# What you need to do
Repeat the listing in full. Nothing may be added or left out.

Records with drawing code
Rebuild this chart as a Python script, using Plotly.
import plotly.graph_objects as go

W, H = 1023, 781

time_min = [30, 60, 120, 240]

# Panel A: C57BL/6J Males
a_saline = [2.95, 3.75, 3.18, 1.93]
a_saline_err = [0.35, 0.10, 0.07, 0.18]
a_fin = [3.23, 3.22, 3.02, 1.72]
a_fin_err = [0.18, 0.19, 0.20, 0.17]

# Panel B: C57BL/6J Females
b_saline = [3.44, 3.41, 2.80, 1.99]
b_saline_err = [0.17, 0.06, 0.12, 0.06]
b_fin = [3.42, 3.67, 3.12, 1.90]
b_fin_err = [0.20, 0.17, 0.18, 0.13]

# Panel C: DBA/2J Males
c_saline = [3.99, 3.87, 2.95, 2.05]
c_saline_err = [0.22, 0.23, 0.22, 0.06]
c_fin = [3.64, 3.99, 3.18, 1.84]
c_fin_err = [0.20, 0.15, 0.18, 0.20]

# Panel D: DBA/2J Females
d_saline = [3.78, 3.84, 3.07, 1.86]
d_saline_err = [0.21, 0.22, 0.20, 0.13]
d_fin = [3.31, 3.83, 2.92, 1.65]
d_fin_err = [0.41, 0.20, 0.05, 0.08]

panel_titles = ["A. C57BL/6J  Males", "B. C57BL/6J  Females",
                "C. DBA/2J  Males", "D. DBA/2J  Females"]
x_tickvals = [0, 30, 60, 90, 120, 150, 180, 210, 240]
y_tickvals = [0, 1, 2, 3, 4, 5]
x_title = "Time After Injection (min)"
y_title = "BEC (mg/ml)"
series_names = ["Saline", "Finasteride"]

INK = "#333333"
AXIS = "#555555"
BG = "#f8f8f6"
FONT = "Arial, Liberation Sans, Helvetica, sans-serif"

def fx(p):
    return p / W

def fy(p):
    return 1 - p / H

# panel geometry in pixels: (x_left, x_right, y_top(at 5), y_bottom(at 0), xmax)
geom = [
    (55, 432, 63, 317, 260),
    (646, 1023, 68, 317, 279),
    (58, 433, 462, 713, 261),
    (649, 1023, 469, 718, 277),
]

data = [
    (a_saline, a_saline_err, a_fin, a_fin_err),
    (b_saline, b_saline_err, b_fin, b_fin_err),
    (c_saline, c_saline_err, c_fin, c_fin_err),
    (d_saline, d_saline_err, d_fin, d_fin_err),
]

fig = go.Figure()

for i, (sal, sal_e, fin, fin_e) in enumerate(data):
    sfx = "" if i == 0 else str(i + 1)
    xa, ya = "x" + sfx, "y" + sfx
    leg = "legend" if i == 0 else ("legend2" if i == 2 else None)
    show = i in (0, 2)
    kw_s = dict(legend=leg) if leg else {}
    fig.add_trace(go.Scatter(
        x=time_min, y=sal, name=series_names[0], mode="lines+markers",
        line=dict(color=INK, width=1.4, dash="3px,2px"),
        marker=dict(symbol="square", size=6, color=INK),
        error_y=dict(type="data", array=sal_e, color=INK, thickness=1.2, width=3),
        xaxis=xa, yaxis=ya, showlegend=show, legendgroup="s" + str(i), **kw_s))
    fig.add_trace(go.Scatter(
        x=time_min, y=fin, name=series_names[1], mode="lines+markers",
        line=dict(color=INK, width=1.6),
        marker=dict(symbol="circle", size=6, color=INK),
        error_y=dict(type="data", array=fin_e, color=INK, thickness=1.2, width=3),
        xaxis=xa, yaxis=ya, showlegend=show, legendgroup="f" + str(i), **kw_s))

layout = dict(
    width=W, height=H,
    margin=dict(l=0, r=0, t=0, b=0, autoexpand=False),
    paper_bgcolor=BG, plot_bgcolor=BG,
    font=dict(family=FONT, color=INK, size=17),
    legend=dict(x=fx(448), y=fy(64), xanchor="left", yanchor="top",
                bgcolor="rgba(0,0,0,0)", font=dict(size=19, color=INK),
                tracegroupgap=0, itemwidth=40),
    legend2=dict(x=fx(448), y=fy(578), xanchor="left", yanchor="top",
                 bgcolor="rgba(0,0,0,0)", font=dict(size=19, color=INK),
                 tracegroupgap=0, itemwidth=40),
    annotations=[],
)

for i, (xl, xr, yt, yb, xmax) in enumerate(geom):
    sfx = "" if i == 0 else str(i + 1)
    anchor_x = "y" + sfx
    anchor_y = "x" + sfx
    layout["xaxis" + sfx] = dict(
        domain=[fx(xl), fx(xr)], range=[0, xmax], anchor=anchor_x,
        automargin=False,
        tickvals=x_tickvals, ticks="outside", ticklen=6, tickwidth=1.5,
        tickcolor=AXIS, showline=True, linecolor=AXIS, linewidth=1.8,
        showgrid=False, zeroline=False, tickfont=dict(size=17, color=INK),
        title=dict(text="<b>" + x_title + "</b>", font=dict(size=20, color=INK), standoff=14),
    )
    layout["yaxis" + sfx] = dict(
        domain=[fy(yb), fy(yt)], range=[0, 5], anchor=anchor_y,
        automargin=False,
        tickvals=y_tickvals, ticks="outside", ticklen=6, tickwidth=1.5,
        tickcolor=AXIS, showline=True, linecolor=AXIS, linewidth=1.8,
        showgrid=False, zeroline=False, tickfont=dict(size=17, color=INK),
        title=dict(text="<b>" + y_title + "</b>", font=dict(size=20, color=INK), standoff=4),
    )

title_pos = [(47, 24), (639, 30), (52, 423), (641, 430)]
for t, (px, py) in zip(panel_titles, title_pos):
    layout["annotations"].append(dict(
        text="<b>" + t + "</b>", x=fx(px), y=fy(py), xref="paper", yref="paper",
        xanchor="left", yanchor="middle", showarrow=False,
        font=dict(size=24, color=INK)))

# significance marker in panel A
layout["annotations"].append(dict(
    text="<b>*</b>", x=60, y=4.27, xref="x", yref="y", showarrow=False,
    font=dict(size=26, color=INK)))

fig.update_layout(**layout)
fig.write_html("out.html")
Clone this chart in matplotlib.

# Completed exercise
Rebuild this chart as a Python script, using Plotly.
import plotly.graph_objects as go

W, H = 1023, 781

time_min = [30, 60, 120, 240]

# Panel A: C57BL/6J Males
a_saline = [2.95, 3.75, 3.18, 1.93]
a_saline_err = [0.35, 0.10, 0.07, 0.18]
a_fin = [3.23, 3.22, 3.02, 1.72]
a_fin_err = [0.18, 0.19, 0.20, 0.17]

# Panel B: C57BL/6J Females
b_saline = [3.44, 3.41, 2.80, 1.99]
b_saline_err = [0.17, 0.06, 0.12, 0.06]
b_fin = [3.42, 3.67, 3.12, 1.90]
b_fin_err = [0.20, 0.17, 0.18, 0.13]

# Panel C: DBA/2J Males
c_saline = [3.99, 3.87, 2.95, 2.05]
c_saline_err = [0.22, 0.23, 0.22, 0.06]
c_fin = [3.64, 3.99, 3.18, 1.84]
c_fin_err = [0.20, 0.15, 0.18, 0.20]

# Panel D: DBA/2J Females
d_saline = [3.78, 3.84, 3.07, 1.86]
d_saline_err = [0.21, 0.22, 0.20, 0.13]
d_fin = [3.31, 3.83, 2.92, 1.65]
d_fin_err = [0.41, 0.20, 0.05, 0.08]

panel_titles = ["A. C57BL/6J  Males", "B. C57BL/6J  Females",
                "C. DBA/2J  Males", "D. DBA/2J  Females"]
x_tickvals = [0, 30, 60, 90, 120, 150, 180, 210, 240]
y_tickvals = [0, 1, 2, 3, 4, 5]
x_title = "Time After Injection (min)"
y_title = "BEC (mg/ml)"
series_names = ["Saline", "Finasteride"]

INK = "#333333"
AXIS = "#555555"
BG = "#f8f8f6"
FONT = "Arial, Liberation Sans, Helvetica, sans-serif"

def fx(p):
    return p / W

def fy(p):
    return 1 - p / H

# panel geometry in pixels: (x_left, x_right, y_top(at 5), y_bottom(at 0), xmax)
geom = [
    (55, 432, 63, 317, 260),
    (646, 1023, 68, 317, 279),
    (58, 433, 462, 713, 261),
    (649, 1023, 469, 718, 277),
]

data = [
    (a_saline, a_saline_err, a_fin, a_fin_err),
    (b_saline, b_saline_err, b_fin, b_fin_err),
    (c_saline, c_saline_err, c_fin, c_fin_err),
    (d_saline, d_saline_err, d_fin, d_fin_err),
]

fig = go.Figure()

for i, (sal, sal_e, fin, fin_e) in enumerate(data):
    sfx = "" if i == 0 else str(i + 1)
    xa, ya = "x" + sfx, "y" + sfx
    leg = "legend" if i == 0 else ("legend2" if i == 2 else None)
    show = i in (0, 2)
    kw_s = dict(legend=leg) if leg else {}
    fig.add_trace(go.Scatter(
        x=time_min, y=sal, name=series_names[0], mode="lines+markers",
        line=dict(color=INK, width=1.4, dash="3px,2px"),
        marker=dict(symbol="square", size=6, color=INK),
        error_y=dict(type="data", array=sal_e, color=INK, thickness=1.2, width=3),
        xaxis=xa, yaxis=ya, showlegend=show, legendgroup="s" + str(i), **kw_s))
    fig.add_trace(go.Scatter(
        x=time_min, y=fin, name=series_names[1], mode="lines+markers",
        line=dict(color=INK, width=1.6),
        marker=dict(symbol="circle", size=6, color=INK),
        error_y=dict(type="data", array=fin_e, color=INK, thickness=1.2, width=3),
        xaxis=xa, yaxis=ya, showlegend=show, legendgroup="f" + str(i), **kw_s))

layout = dict(
    width=W, height=H,
    margin=dict(l=0, r=0, t=0, b=0, autoexpand=False),
    paper_bgcolor=BG, plot_bgcolor=BG,
    font=dict(family=FONT, color=INK, size=17),
    legend=dict(x=fx(448), y=fy(64), xanchor="left", yanchor="top",
                bgcolor="rgba(0,0,0,0)", font=dict(size=19, color=INK),
                tracegroupgap=0, itemwidth=40),
    legend2=dict(x=fx(448), y=fy(578), xanchor="left", yanchor="top",
                 bgcolor="rgba(0,0,0,0)", font=dict(size=19, color=INK),
                 tracegroupgap=0, itemwidth=40),
    annotations=[],
)

for i, (xl, xr, yt, yb, xmax) in enumerate(geom):
    sfx = "" if i == 0 else str(i + 1)
    anchor_x = "y" + sfx
    anchor_y = "x" + sfx
    layout["xaxis" + sfx] = dict(
        domain=[fx(xl), fx(xr)], range=[0, xmax], anchor=anchor_x,
        automargin=False,
        tickvals=x_tickvals, ticks="outside", ticklen=6, tickwidth=1.5,
        tickcolor=AXIS, showline=True, linecolor=AXIS, linewidth=1.8,
        showgrid=False, zeroline=False, tickfont=dict(size=17, color=INK),
        title=dict(text="<b>" + x_title + "</b>", font=dict(size=20, color=INK), standoff=14),
    )
    layout["yaxis" + sfx] = dict(
        domain=[fy(yb), fy(yt)], range=[0, 5], anchor=anchor_y,
        automargin=False,
        tickvals=y_tickvals, ticks="outside", ticklen=6, tickwidth=1.5,
        tickcolor=AXIS, showline=True, linecolor=AXIS, linewidth=1.8,
        showgrid=False, zeroline=False, tickfont=dict(size=17, color=INK),
        title=dict(text="<b>" + y_title + "</b>", font=dict(size=20, color=INK), standoff=4),
    )

title_pos = [(47, 24), (639, 30), (52, 423), (641, 430)]
for t, (px, py) in zip(panel_titles, title_pos):
    layout["annotations"].append(dict(
        text="<b>" + t + "</b>", x=fx(px), y=fy(py), xref="paper", yref="paper",
        xanchor="left", yanchor="middle", showarrow=False,
        font=dict(size=24, color=INK)))

# significance marker in panel A
layout["annotations"].append(dict(
    text="<b>*</b>", x=60, y=4.27, xref="x", yref="y", showarrow=False,
    font=dict(size=26, color=INK)))

fig.update_layout(**layout)
fig.write_html("out.html")
Clone this chart in matplotlib.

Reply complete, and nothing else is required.